By now you probably know that The Hunger Games is like a reality show in which Katniss, Peeta, and the other players are made to follow a script. In this movie, President Coin wants Katniss to be the face of the rebellion in her “propos” (propaganda films) – maybe like the casting director who wanted Jennifer Lawrence to be the face of this franchise? Katniss’s attempt to emote in front of the camera is dismal, so she is sent to District 12, film crew in tow, to see for the first time the charred remains of her home. “Tell us what you can see,” says camera-wielding Cressida (Natalie Dormer), eager to capture raw emotion, echoing TV reporters who ask everyone from a bystander to a trauma victim, “Aapko kaisa lag raha hai?”

In another scene, Katniss’s fellow warrior, Finnick (Sam Claflin), confesses he’d never believed she and Peeta were ever truly in love; that maybe it was all just an act, to make the Games exciting for the audience – just like the cinema audience are led to believe that they are indeed into each other. But no, no nude pictures of Katniss are leaked on Panem’s Internet, but that’s probably because no one seems to have smartphones.

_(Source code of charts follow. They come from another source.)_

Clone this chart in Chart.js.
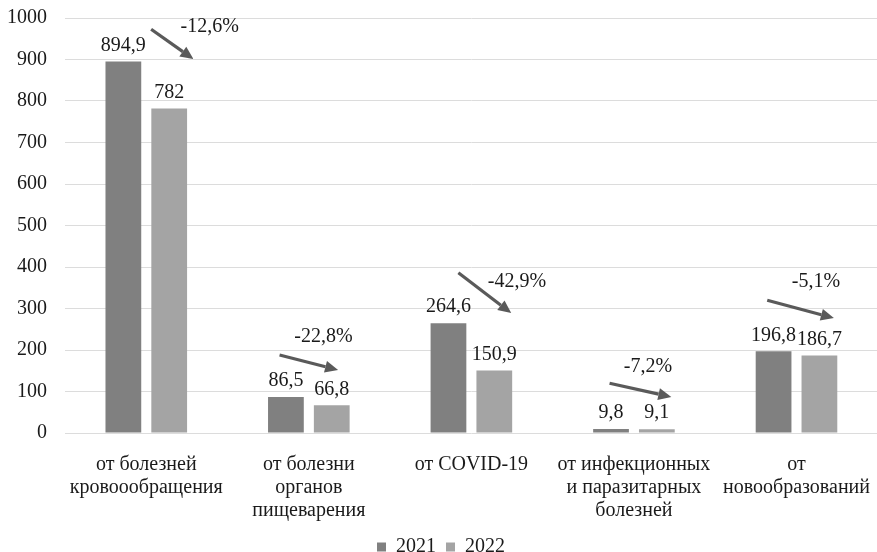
<!DOCTYPE html>
<html>
<head>
<meta charset="utf-8">
<script src="https://cdn.jsdelivr.net/npm/chart.js@4"></script>
<style>
html,body{margin:0;padding:0;background:#fff;overflow:hidden;}
#wrap{width:882px;height:552px;position:relative;}
</style>
</head>
<body>
<div id="wrap"><canvas id="c"></canvas></div>
<script>
const categories = [
  ['от болезней', 'кровоообращения'],
  ['от болезни', 'органов', 'пищеварения'],
  'от COVID-19',
  ['от инфекционных', 'и паразитарных', 'болезней'],
  ['от', 'новообразований']
];
const seriesNames = ['2021', '2022'];
const values2021 = [894.9, 86.5, 264.6, 9.8, 196.8];
const values2022 = [782, 66.8, 150.9, 9.1, 186.7];
const changeLabels = ['-12,6%', '-22,8%', '-42,9%', '-7,2%', '-5,1%'];
const yTicks = [0, 100, 200, 300, 400, 500, 600, 700, 800, 900, 1000];

// arrow annotation geometry: x in category-width offsets, y in value units
const arrowGeom = [
  {x0: 0.03, y0: 973, x1: 0.29, y1: 901, tx: 0.39, ty: 978},
  {x0: -0.18, y0: 188, x1: 0.18, y1: 152, tx: 0.09, ty: 231},
  {x0: -0.08, y0: 386, x1: 0.245, y1: 289, tx: 0.28, ty: 364},
  {x0: -0.15, y0: 120, x1: 0.23, y1: 87, tx: 0.086, ty: 159},
  {x0: -0.18, y0: 320, x1: 0.23, y1: 277, tx: 0.12, ty: 364}
];

const FONT = '"Liberation Serif", "Times New Roman", serif';
const TXT = '#1a1a1a';

const fmt = v => String(v).replace('.', ',');

const valueLabels = {
  id: 'valueLabels',
  afterDatasetsDraw(chart) {
    const ctx = chart.ctx;
    ctx.save();
    ctx.font = '20px ' + FONT;
    ctx.fillStyle = TXT;
    ctx.textAlign = 'center';
    ctx.textBaseline = 'middle';
    chart.data.datasets.forEach((ds, di) => {
      const meta = chart.getDatasetMeta(di);
      meta.data.forEach((bar, i) => {
        ctx.fillText(fmt(ds.data[i]), bar.x, bar.y - 16);
      });
    });
    ctx.restore();
  }
};

const arrows = {
  id: 'arrows',
  afterDatasetsDraw(chart) {
    const ctx = chart.ctx;
    const xs = chart.scales.x, ys = chart.scales.y;
    const cw = xs.getPixelForValue(1) - xs.getPixelForValue(0);
    ctx.save();
    arrowGeom.forEach((g, i) => {
      const cx = xs.getPixelForValue(i);
      const x0 = cx + g.x0 * cw, y0 = ys.getPixelForValue(g.y0);
      const x1 = cx + g.x1 * cw, y1 = ys.getPixelForValue(g.y1);
      const ang = Math.atan2(y1 - y0, x1 - x0);
      const hl = 13, hw = 6;
      const bx = x1 - hl * Math.cos(ang), by = y1 - hl * Math.sin(ang);
      ctx.strokeStyle = '#5a5a5a';
      ctx.fillStyle = '#5a5a5a';
      ctx.lineWidth = 3.2;
      ctx.beginPath();
      ctx.moveTo(x0, y0);
      ctx.lineTo(bx, by);
      ctx.stroke();
      ctx.beginPath();
      ctx.moveTo(x1, y1);
      ctx.lineTo(bx + hw * Math.sin(ang), by - hw * Math.cos(ang));
      ctx.lineTo(bx - hw * Math.sin(ang), by + hw * Math.cos(ang));
      ctx.closePath();
      ctx.fill();
      ctx.font = '20px ' + FONT;
      ctx.fillStyle = TXT;
      ctx.textAlign = 'center';
      ctx.textBaseline = 'middle';
      ctx.fillText(changeLabels[i], cx + g.tx * cw, ys.getPixelForValue(g.ty));
    });
    ctx.restore();
  }
};

new Chart(document.getElementById('c'), {
  type: 'bar',
  data: {
    labels: categories,
    datasets: [
      {label: seriesNames[0], data: values2021, backgroundColor: '#808080',
       categoryPercentage: 0.564, barPercentage: 0.78},
      {label: seriesNames[1], data: values2022, backgroundColor: '#a4a4a4',
       categoryPercentage: 0.564, barPercentage: 0.78}
    ]
  },
  options: {
    responsive: true,
    maintainAspectRatio: false,
    animation: false,
    layout: {padding: {left: 0, right: 0, top: 18, bottom: -15}},
    plugins: {
      legend: {
        position: 'bottom',
        labels: {
          boxWidth: 9, boxHeight: 9, padding: 10,
          color: TXT,
          font: {family: FONT, size: 20}
        }
      },
      tooltip: {enabled: false}
    },
    scales: {
      x: {
        grid: {display: false},
        border: {display: false},
        ticks: {
          color: TXT, font: {family: FONT, size: 20, lineHeight: '23px'},
          padding: 12, maxRotation: 0, autoSkip: false
        },
        afterFit(s) { s.height = 94; }
      },
      y: {
        min: 0, max: 1000,
        afterBuildTicks(s) { s.ticks = yTicks.map(v => ({value: v})); },
        grid: {color: '#dcdcdc', lineWidth: 1, drawTicks: true, tickLength: 18,
               tickColor: 'rgba(0,0,0,0)'},
        border: {display: false},
        ticks: {color: TXT, font: {family: FONT, size: 20}, padding: 0,
                callback: v => String(v)},
        afterFit(s) { s.width = 65; }
      }
    }
  },
  plugins: [valueLabels, arrows]
});
</script>
</body>
</html>
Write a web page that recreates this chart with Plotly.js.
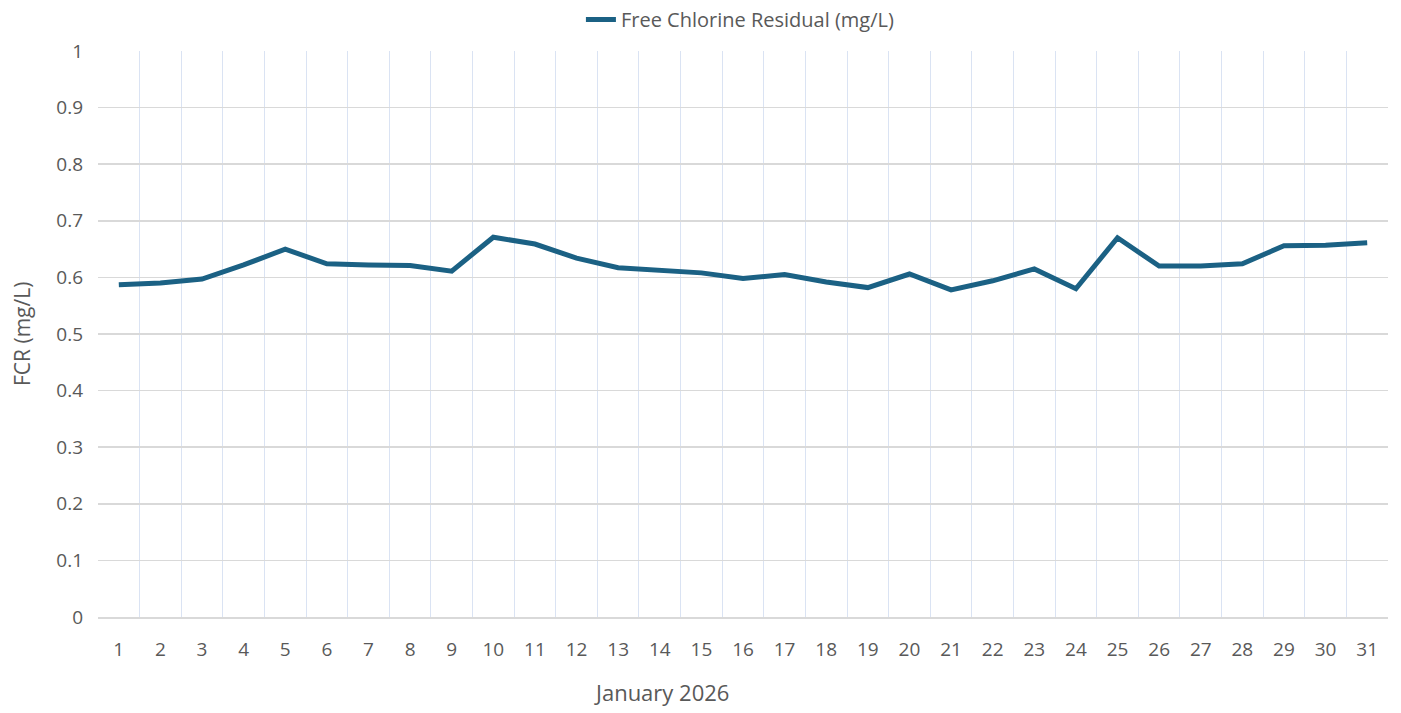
<!DOCTYPE html>
<html>
<head>
<meta charset="utf-8">
<script src="https://cdn.plot.ly/plotly-3.0.1.min.js"></script>
<style>html,body{margin:0;padding:0;background:#fff;}#chart{width:1401px;height:713px;}</style>
</head>
<body>
<div id="chart"></div>
<script>
const days = ["1","2","3","4","5","6","7","8","9","10","11","12","13","14","15","16","17","18","19","20","21","22","23","24","25","26","27","28","29","30","31"];
const fcr = [0.587,0.590,0.597,0.622,0.650,0.624,0.622,0.621,0.611,0.671,0.659,0.634,0.617,0.612,0.608,0.598,0.605,0.592,0.582,0.606,0.578,0.594,0.615,0.580,0.670,0.620,0.620,0.624,0.656,0.657,0.661];
const seriesName = "Free Chlorine Residual (mg/L)";
const xTitle = "January 2026";
const yTitle = "FCR (mg/L)";

const fontFam = "'Open Sans', Lato, sans-serif";
const trace = {
  x: days, y: fcr, type: "scatter", mode: "lines", name: seriesName,
  line: {color: "#1b6184", width: 5, shape: "linear"}
};
const layout = {
  width: 1401, height: 713,
  margin: {l: 98, r: 13, t: 51, b: 96, autoexpand: false},
  paper_bgcolor: "#ffffff", plot_bgcolor: "#ffffff",
  font: {family: fontFam, color: "#595959", size: 17},
  showlegend: true,
  legend: {orientation: "h", x: 0.498, xanchor: "center", yref: "container", y: 1.0, yanchor: "top",
           font: {family: fontFam, size: 20, color: "#595959"}},
  xaxis: {
    type: "category", range: [-0.5, 30.5], tickson: "boundaries", showgrid: true, gridcolor: "#dae3f3", gridwidth: 1,
    ticks: "", showline: true, linecolor: "#d9d9d9", linewidth: 2, zeroline: false,
    tickfont: {family: fontFam, size: 19, color: "#595959"}, ticklabelstandoff: 14,
    mirror: false
  },
  yaxis: {
    range: [0, 1], dtick: 0.1, tick0: 0, showgrid: true, gridcolor: "#d9d9d9", gridwidth: 1.5,
    zeroline: false, showline: false, ticks: "",
    tickfont: {family: fontFam, size: 19, color: "#595959"}, ticklabelstandoff: 14
  },
  annotations: [
    {text: xTitle, xref: "paper", yref: "paper", x: (661 - 98) / 1290, y: -0.132, xanchor: "center", yanchor: "middle",
     showarrow: false, font: {family: fontFam, size: 22, color: "#595959"}},
    {text: yTitle, xref: "paper", yref: "paper", x: (22 - 98) / 1290, y: 0.5, xanchor: "center", yanchor: "middle",
     textangle: -90, showarrow: false, font: {family: fontFam, size: 21, color: "#595959"}}
  ]
};
Plotly.newPlot("chart", [trace], layout, {displayModeBar: false, staticPlot: true});
</script>
</body>
</html>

Some parts of this world just aren’t that believable after all.

The best performances in Mockingjay: Part I come from the supporting actors, perhaps because they have more interesting roles to play. Take style-conscious wig-lover Effie Trinket (Elizabeth Banks), for example, who defects from the Capitol to join the rebels and is tasked with designing Katniss’s Mockingjay costume. Visibly disgusted by the underground squalor, which is literally beneath her blue-blooded status, she delivers some of the best lines in the film.

President Coin’s trite speeches to the rebels are made bearable thanks to the presence of her speechwriter Plutarch Heavensbee (Philip Seymour Hoffman) and the manner in which he contentedly mouths the words. Part sycophant, part manipulator, and always funny, his character is even more special now than it would have been were he alive today.

Although this film is part one of two, it doesn’t feel tedious. There aren’t any endless scenes of waiting in dark, snowy places (a la Harry Potter and the Deathly Hallows – Part 1). There are no epic fight scenes or lengthy monologues, barring President Coin’s speeches. The movie ends with a scene that’s incredulously redeeming. yet leaves you feeling curiously hopeless.

If you’ve read the books, you’ll know what’s coming in part two. If you haven’t, November 2015 might seem really far away.